Staughton Lynd '50, noted author and organizer, yesterday echoed Horowitz's assessment of the reason the McGovern campaign is faltering. "McGovern's big mistake is that he does not take a few issues and talk about them at length like George Wallace did," he said. "He comes across to working people as someone who has long complicated proposals he keeps changing."
Lynd termed the McGovern candidacy "a belated political expression of the movement of the sixties--blacks, women and youth."
"The success and failures of the McGovern candidacy underline which groups the movement has reached and which groups it still has to work with." Lynd explained. "If the organizing efforts of the seventies succeed, maybe ten years from now we will have a McGovern that can reach these groups."

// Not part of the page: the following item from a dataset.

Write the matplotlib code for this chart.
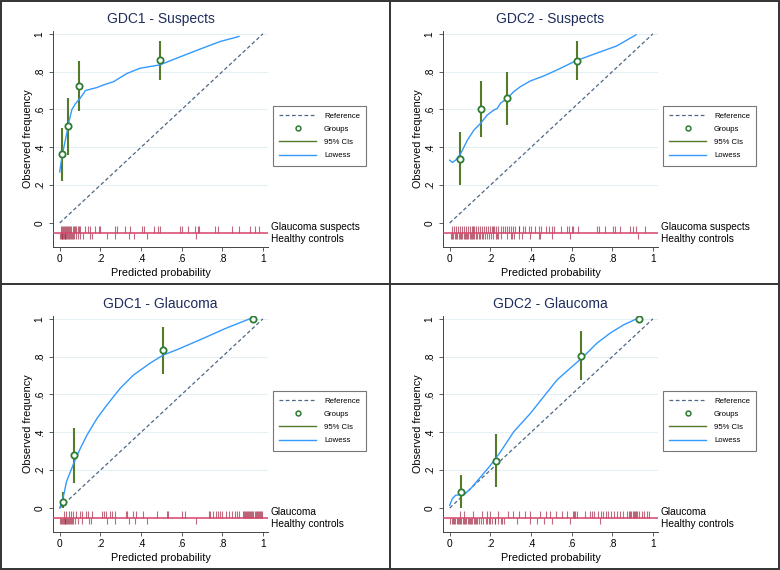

Carl Oglesby, a past president of SDS, said yesterday he has supported McGovern for some time. "He will end the war," Oglesby said.
Oglesby said McGovern was doing much better until the California primary when "the Kennedys adopted him." "McGovern does better when he returns to the mood of the first part of his campaign," he said. "He should continue to raise people's hair by saying he would go to Hanoi and beg for the prisoners."